The FFA has donated more than 3,000 pounds to an Ames program, Food at First, just this year.
Food is appreciated
Food at First utilizes the fruits and vegetables grown in the chapter’s garden as part of the daily meals it serves and in its perishable food pantry. Fresh fruit and vegetables from the chapter’s garden are appreciated, says Patty Yoder, director and coordinator of Food at First.
“Our folks have really enjoyed it here to have all that fresh, good food,” Yoder says.
Food at First serves a fresh meal 365 days a year — they served 25,000 meals last year — and donations like these helps continue those efforts. “We had 43,000 people go through our pantry last year, so there’s definitely a need,” Yoder said.
The chapter’s delivery of the fresh produce to the three pantries puts a face to hunger, says Roland-Story FFA Advisor Brad Taylor.
“It’s pretty humbling when you go deliver foods to these food pantries and there are people waiting (for food). All of the sudden, it puts a face to who is hungry,” Taylor said.
Peas to pumpkins
This year, the FFA members are growing 17 different fruits and vegetables — everything from peas to pumpkins and cantaloupes to sweet corn — and it’s all donated.
Not only are students learning about soil and soil health by planting the garden, they are also learning about food insecurity in their local communities.

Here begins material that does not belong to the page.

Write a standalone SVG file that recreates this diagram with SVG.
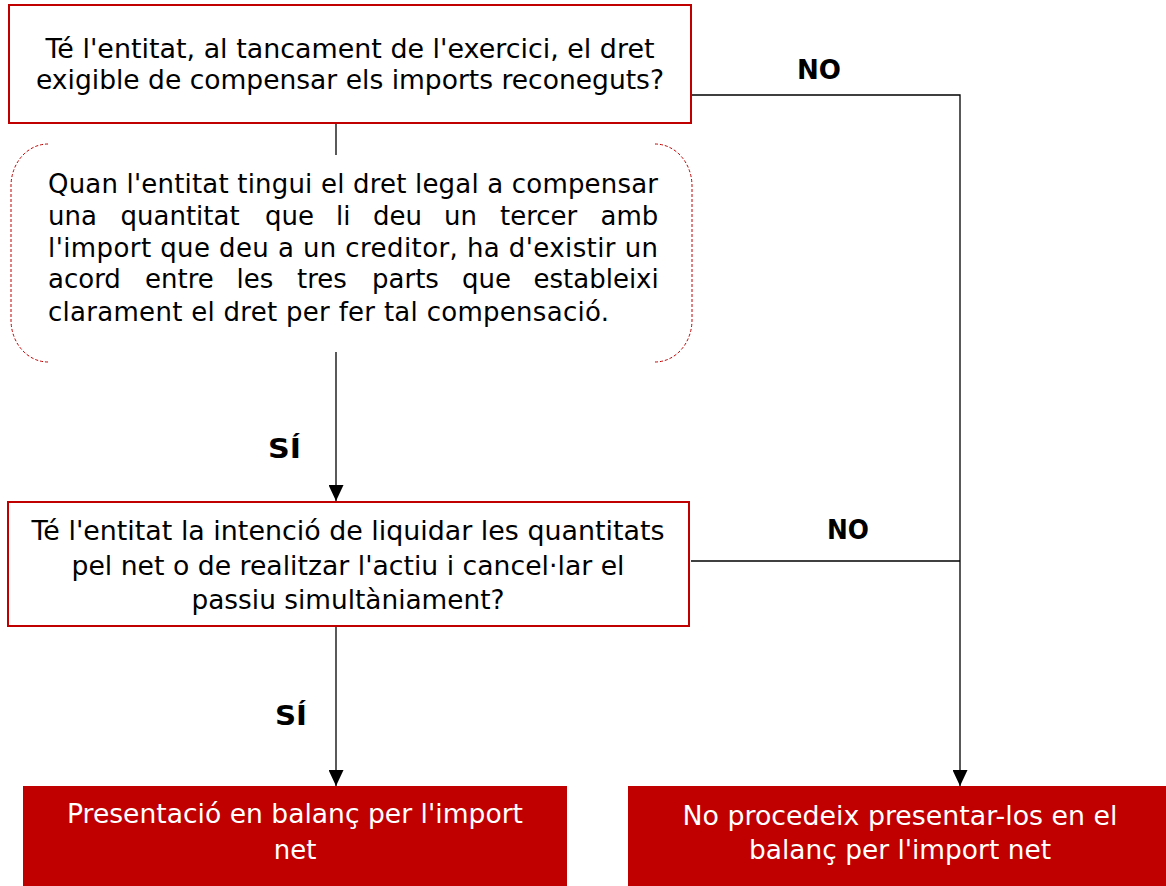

“It’s good for people who receive the products,” says Sam Skaar, an incoming sophomore. “It gives them an opportunity to put food on the table. It’s nice to be able to give that to them.”
By working with the pantries, it provides another learning opportunity, Taylor said.
“One of the core values of our school is to humbly serve others, and I think the garden, with our members who help with that, certainly represents that,” Taylor said.
It’s a valuable and important lesson, Yoder says.
“It’s so important to teach young people about growing (food) but also about donating and helping those less fortunate. They leave here (the pantry) with a different outlook on life,” she says.
And one that’s not forgotten, says Nathan Faga, an incoming sophomore and the chapter’s reporter. “It feels good to give back to the community,” he said “I enjoy going out to the garden … with friends and pick and give back to the community.”